This article originally appeared in the Financial Post. Below is an excerpt from the article, which can be read in full here.
By Philip Cross, December 8, 2022
Greedflation continues to circulate as the left’s main explanation for the surge of inflation in 2022. The idea is promulgated by leading collectivists such as NDP leader Jagmeet Singh and economist Jim Stanford. But the evidence cited is always anecdotal. The release of comprehensive data on corporate profits in Statistics Canada’s National Accounts for the third quarter allows us to scrutinize economy-wide trends and refute the idea that greedflation fuelled inflation.
Over the past four quarters, corporate profits rose 12.9 per cent.
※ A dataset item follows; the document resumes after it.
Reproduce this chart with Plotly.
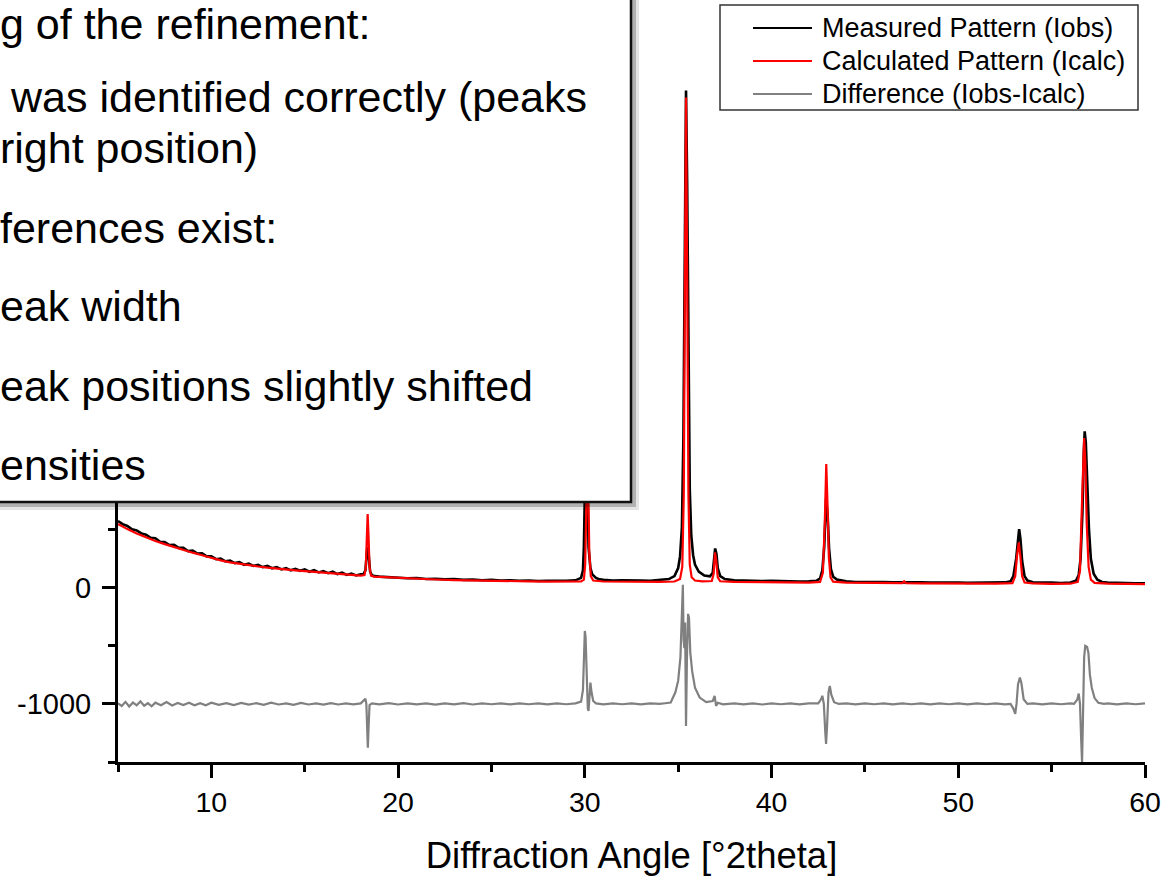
import plotly.graph_objects as go

# ---------------- data ----------------
obs_x = [5.0, 5.25, 5.5, 5.75, 6.0, 6.25, 6.5, 6.75, 7.0, 7.25, 7.5, 7.75, 8.0, 8.25, 8.5, 8.75,
         9.0, 9.25, 9.5, 9.75, 10.0, 10.25, 10.5, 10.75, 11.0, 11.25, 11.5, 11.75, 12.0, 12.25,
         12.5, 12.75, 13.0, 13.25, 13.5, 13.75, 14.0, 14.25, 14.5, 14.75, 15.0, 15.25, 15.5,
         15.75, 16.0, 16.25, 16.5, 16.75, 17.0, 17.25, 17.5, 17.75, 18.0, 18.15,
         18.25, 18.3, 18.35, 18.4, 18.45, 18.5, 18.6, 18.75, 19.0,
         19.5, 20.0, 20.5, 21.0, 21.5, 22.0, 22.5, 23.0, 23.5, 24.0, 24.5, 25.0, 25.5, 26.0,
         26.5, 27.0, 27.5, 28.0, 28.5, 29.0, 29.5, 29.8, 29.9, 29.95, 30.0, 30.05, 30.1, 30.15,
         30.2, 30.3, 30.4, 30.6, 30.8, 31.0, 31.5, 32.0, 32.5, 33.0, 33.5, 34.0, 34.5, 34.8,
         35.0, 35.1, 35.2, 35.28, 35.35, 35.42, 35.48, 35.55, 35.62, 35.7, 35.8, 35.9, 36.1,
         36.4, 36.7, 36.85, 36.92, 36.98, 37.05, 37.12, 37.25, 37.5, 38.0, 38.5, 39.0, 39.5,
         40.0, 40.5, 41.0, 41.5, 42.0, 42.4, 42.6, 42.72, 42.82, 42.92, 43.0, 43.08, 43.18,
         43.3, 43.5, 44.0, 44.5, 45.0, 45.5, 46.0, 46.5, 47.0, 47.5, 48.0, 48.5, 49.0, 49.5,
         50.0, 50.5, 51.0, 51.5, 52.0, 52.5, 52.8, 52.95, 53.1, 53.2, 53.26, 53.33, 53.42,
         53.55, 53.7, 54.0, 54.5, 55.0, 55.5, 56.0, 56.3, 56.45, 56.55, 56.65, 56.72, 56.77,
         56.83, 56.9, 57.0, 57.1, 57.25, 57.45, 57.7, 58.0, 58.5, 59.0, 59.5, 60.0]
obs_y = [575, 548, 532, 503, 494, 468, 457, 430, 426, 396, 394, 368, 370, 343, 344, 316,
         320, 294, 296, 270, 270, 246, 252, 228, 234, 212, 220, 198, 207, 188,
         197, 178, 188, 168, 178, 158, 170, 150, 163, 146, 158, 138, 152,
         132, 144, 126, 138, 118, 130, 110, 122, 106, 116, 118,
         150, 230, 345, 330, 210, 140, 108, 100, 96,
         90, 86, 82, 84, 76, 78, 72, 74, 68, 70, 65, 68, 62, 65,
         60, 63, 58, 61, 58, 60, 64, 85, 150, 350, 800, 1300, 1250, 800,
         350, 170, 115, 85, 72, 68, 62, 64, 60, 62, 60, 66, 75, 100,
         170, 270, 520, 1300, 2900, 4280, 3500, 1900, 850, 450, 280, 200, 140,
         105, 98, 130, 230, 338, 290, 170, 100, 75, 64, 60, 62, 57,
         59, 55, 57, 53, 55, 60, 80, 150, 350, 766, 640, 340, 160,
         95, 70, 55, 50, 52, 48, 50, 46, 48, 45, 47, 44, 46, 43,
         45, 42, 44, 42, 44, 46, 55, 100, 250, 430, 505, 420, 230,
         100, 62, 48, 43, 44, 41, 45, 60, 110, 250, 650, 1150, 1346,
         1250, 900, 500, 250, 120, 70, 50, 44, 40, 41, 38, 39]

calc_x = [5.0, 5.5, 6.0, 6.5, 7.0, 7.5, 8.0, 8.5, 9.0, 9.5, 10.0, 10.5, 11.0, 11.5, 12.0,
          12.5, 13.0, 13.5, 14.0, 14.5, 15.0, 15.5, 16.0, 16.5, 17.0, 17.5, 18.0, 18.2,
          18.27, 18.32, 18.37, 18.42, 18.47, 18.55, 18.7, 19.0, 20.0, 21.0, 22.0, 23.0, 24.0,
          25.0, 26.0, 27.0, 28.0, 29.0, 29.8, 29.95, 30.02, 30.08, 30.13, 30.18, 30.24, 30.32,
          30.45, 31.0, 32.0, 33.0, 34.0, 34.8, 35.1, 35.22, 35.3, 35.36, 35.42, 35.48, 35.55,
          35.62, 35.72, 35.9, 36.3, 36.8, 36.9, 36.97, 37.04, 37.12, 37.25, 38.0, 40.0, 42.0,
          42.6, 42.75, 42.85, 42.93, 43.0, 43.07, 43.16, 43.3, 44.0, 46.0, 47.0, 47.1, 47.2,
          48.0, 50.0, 52.0, 52.9, 53.05, 53.15, 53.24, 53.32, 53.42, 53.55, 54.0, 55.0, 56.0,
          56.4, 56.52, 56.6, 56.68, 56.74, 56.8, 56.88, 56.98, 57.1, 57.3, 58.0, 60.0]
calc_y = [550, 505, 468, 433, 402, 376, 350, 325, 302, 280, 255, 236, 219, 205, 193,
          183, 173, 164, 156, 150, 144, 137, 131, 124, 117, 110, 105, 110,
          170, 400, 634, 430, 180, 105, 96, 93, 84, 77, 71, 66, 62,
          59, 57, 55, 53, 52, 54, 70, 200, 700, 1150, 900, 300, 100,
          62, 54, 51, 50, 50, 54, 75, 180, 800, 2600, 4220, 2700, 800,
          200, 90, 62, 55, 58, 120, 304, 230, 90, 56, 51, 47, 45,
          50, 130, 550, 1065, 700, 260, 90, 52, 45, 41, 40, 55, 40,
          38, 36, 35, 40, 100, 280, 390, 280, 100, 45, 37, 34, 35,
          50, 150, 600, 1150, 1289, 1100, 550, 180, 70, 42, 35, 32]

diff_x = [5.0, 5.2, 5.4, 5.6, 5.8, 6.0, 6.2, 6.4, 6.6, 6.8, 7.0, 7.3, 7.6, 7.9, 8.2, 8.5,
          8.8, 9.1, 9.4, 9.7, 10.0, 10.4, 10.8, 11.2, 11.6, 12.0, 12.4, 12.8, 13.2, 13.6,
          14.0, 14.4, 14.8, 15.2, 15.6, 16.0, 16.4, 16.8, 17.2, 17.6, 18.0, 18.15, 18.25,
          18.3, 18.35, 18.38, 18.42, 18.47, 18.6, 19.0, 19.5, 20.0, 20.5, 21.0, 21.5, 22.0,
          22.5, 23.0, 23.5, 24.0, 24.5, 25.0, 25.5, 26.0, 26.5, 27.0, 27.5, 28.0, 28.5, 29.0,
          29.5, 29.8, 29.9, 29.97, 30.0, 30.04, 30.1, 30.16, 30.2, 30.26, 30.3, 30.36, 30.45,
          30.6, 31.0, 31.5, 32.0, 32.5, 33.0, 33.5, 34.0, 34.3, 34.6, 34.85, 35.0, 35.12,
          35.2, 35.25, 35.29, 35.33, 35.37, 35.42, 35.47, 35.53, 35.58, 35.65, 35.75, 35.9,
          36.15, 36.5, 36.85, 36.95, 37.03, 37.12, 37.4, 38.0, 38.5, 39.0, 39.5, 40.0, 40.5,
          41.0, 41.5, 42.0, 42.5, 42.65, 42.72, 42.8, 42.88, 42.92, 42.97, 43.05, 43.12, 43.2,
          43.35, 43.6, 44.0, 44.5, 45.0, 45.5, 46.0, 46.5, 47.0, 47.5, 48.0, 48.5, 49.0, 49.5,
          50.0, 50.5, 51.0, 51.5, 52.0, 52.5, 52.8, 52.95, 53.05, 53.12, 53.2, 53.3, 53.38,
          53.5, 53.7, 54.0, 54.5, 55.0, 55.5, 56.0, 56.2, 56.38, 56.45, 56.52, 56.58, 56.63,
          56.68, 56.74, 56.8, 56.9, 56.97, 57.05, 57.15, 57.3, 57.5, 57.8, 58.0, 58.5, 59.0,
          59.5, 60.0]
diff_y = [-995, -1018, -982, -1022, -988, -1012, -978, -1016, -994, -1021, -989, -1011, -984,
          -1013, -991, -1009, -989, -1011, -994, -1012, -990, -1008, -993, -1010, -992, -1006,
          -994, -1008, -990, -1005, -995, -1008, -992, -1005, -996, -1006, -994, -1005, -995,
          -1004, -995, -975, -955, -1000, -1300, -1377, -1200, -1010, -995, -1004, -994, -1005,
          -996, -1004, -995, -1006, -996, -1003, -994, -1005, -996, -1003, -995, -1004, -996,
          -1003, -995, -1004, -996, -1003, -995, -980, -880, -500, -372, -420, -800, -1040,
          -1060, -880, -817, -900, -975, -995, -1004, -996, -1003, -995, -1004, -996, -1000,
          -994, -988, -900, -800, -600, -250, 25, -450, -520, -300, -1190, -600, -225, -260,
          -560, -720, -860, -945, -985, -975, -930, -1017, -990, -1003, -996, -1004, -995,
          -1005, -996, -1003, -995, -1004, -996, -995, -960, -930, -1000, -1250, -1344, -1200,
          -900, -845, -920, -985, -1000, -996, -1004, -995, -1003, -996, -1004, -995, -1003,
          -996, -1004, -995, -1003, -996, -1004, -995, -1003, -996, -1004, -1000, -1040, -1086,
          -1000, -830, -774, -820, -960, -1000, -996, -1004, -995, -1003, -996, -1000, -960,
          -911, -1000, -1300, -1505, -1100, -600, -500, -510, -560, -750, -860, -950, -990,
          -1000, -996, -1004, -995, -1003, -996]

series_names = ["Measured Pattern (Iobs)", "Calculated Pattern (Icalc)", "Difference (Iobs-Icalc)"]
series_colors = ["#000000", "#ff0000", "#808080"]

y_tick_vals = [-1000, 0]
y_tick_text = ["-1000", "0"]

note_lines = ["g of the refinement:",
              "was identified correctly (peaks",
              "right position)",
              "ferences exist:",
              "eak width",
              "eak positions slightly shifted",
              "ensities"]

# ---------------- layout helpers (pixel -> paper) ----------------
W, H = 1163, 877
ML, MR, MT, MB = 118, 18, 0, 115
PW, PH = W - ML - MR, H - MT - MB


def px(xp):
    return (xp - ML) / PW


def py(yp):
    return (H - MB - yp) / PH


FONT = "Liberation Sans, Arial, Helvetica, sans-serif"

fig = go.Figure()
fig.add_trace(go.Scatter(x=obs_x, y=obs_y, mode="lines", name=series_names[0],
                         line=dict(color=series_colors[0], width=2.6), showlegend=False))
fig.add_trace(go.Scatter(x=calc_x, y=calc_y, mode="lines", name=series_names[1],
                         line=dict(color=series_colors[1], width=2.2), showlegend=False))
fig.add_trace(go.Scatter(x=diff_x, y=diff_y, mode="lines", name=series_names[2],
                         line=dict(color=series_colors[2], width=2.2), showlegend=False))

shapes = []
annotations = []

# text box with drop shadow
shapes.append(dict(type="rect", xref="paper", yref="paper", layer="above",
                   x0=px(-20), x1=px(639), y0=py(510), y1=py(-20),
                   fillcolor="rgba(0,0,0,0.10)", line=dict(width=0)))
shapes.append(dict(type="rect", xref="paper", yref="paper", layer="above",
                   x0=px(-20), x1=px(636), y0=py(507), y1=py(-20),
                   fillcolor="rgba(0,0,0,0.22)", line=dict(width=0)))
shapes.append(dict(type="rect", xref="paper", yref="paper", layer="above",
                   x0=px(-20), x1=px(631), y0=py(502), y1=py(-20),
                   fillcolor="white", line=dict(color="#111111", width=2.5)))

note_left = [0, 10, 0, 0, 0, 0, 0]
note_base = [39, 112, 163, 243, 321, 401, 480]
NFS = 43
for t, l, b in zip(note_lines, note_left, note_base):
    annotations.append(dict(text=t, xref="paper", yref="paper", x=px(l), y=py(b - 0.3465 * NFS),
                            xanchor="left", yanchor="middle", showarrow=False, borderpad=0,
                            borderwidth=0,
                            font=dict(family=FONT, size=NFS, color="black")))

# custom legend
shapes.append(dict(type="rect", xref="paper", yref="paper", layer="above",
                   x0=px(720), x1=px(1138), y0=py(110), y1=py(5),
                   fillcolor="white", line=dict(color="#333333", width=1.5)))
leg_y = [28, 61, 94]
for name, col, yy in zip(series_names, series_colors, leg_y):
    shapes.append(dict(type="line", xref="paper", yref="paper", layer="above",
                       x0=px(753), x1=px(812), y0=py(yy), y1=py(yy),
                       line=dict(color=col, width=2)))
    annotations.append(dict(text=name, xref="paper", yref="paper", x=px(820), y=py(yy),
                            xanchor="left", yanchor="middle", showarrow=False,
                            font=dict(family=FONT, size=27, color="black")))

fig.update_layout(
    width=W, height=H,
    margin=dict(l=ML, r=MR, t=MT, b=MB),
    paper_bgcolor="white", plot_bgcolor="white",
    showlegend=False,
    font=dict(family=FONT, color="black"),
    shapes=shapes, annotations=annotations,
    xaxis=dict(range=[5, 60], tick0=0, dtick=10, showline=True, linecolor="black", linewidth=3,
               ticks="outside", ticklen=13, tickwidth=2.5, tickcolor="black",
               showgrid=False, zeroline=False,
               tickfont=dict(family=FONT, size=28.5, color="black"),
               minor=dict(tick0=0, dtick=5, ticks="outside", ticklen=7, tickwidth=2.5, tickcolor="black"),
               title=dict(text="Diffraction Angle [°2theta]", standoff=26,
                          font=dict(family=FONT, size=36.5, color="black"))),
    yaxis=dict(range=[-1500, 5060], tickmode="array", tickvals=y_tick_vals, ticktext=y_tick_text,
               showline=True, linecolor="black", linewidth=3,
               ticks="outside", ticklen=13, tickwidth=2.5, tickcolor="black",
               showgrid=False, zeroline=False, ticklabelstandoff=5,
               tickfont=dict(family=FONT, size=29, color="black"),
               minor=dict(tickmode="linear", tick0=0, dtick=500, ticks="outside", ticklen=7,
                          tickwidth=2.5, tickcolor="black")),
)

fig.write_html("out.html")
With overall nominal GDP growing 11.1 per cent, the share of profits edged up from 28.1 per cent to 28.5 per cent. So the end result of all the alleged unbridled avarice, canine cunning and financial swindling that corporate Canada was able to muster enabled it to grab just 0.4 cents more out of every extra dollar circulating in the economy over the past year. This explains nothing about inflation over same period.
The gain in profits is much less than the 18.2 per cent increase in government indirect taxes and close to the 11.3 per cent gain for mixed income (mostly farmers and unincorporated business). Although governments have profited the most from inflation — a $28-billion windfall, the fall economic update reported — collectivists never complain it’s greedy governments that fuel inflation.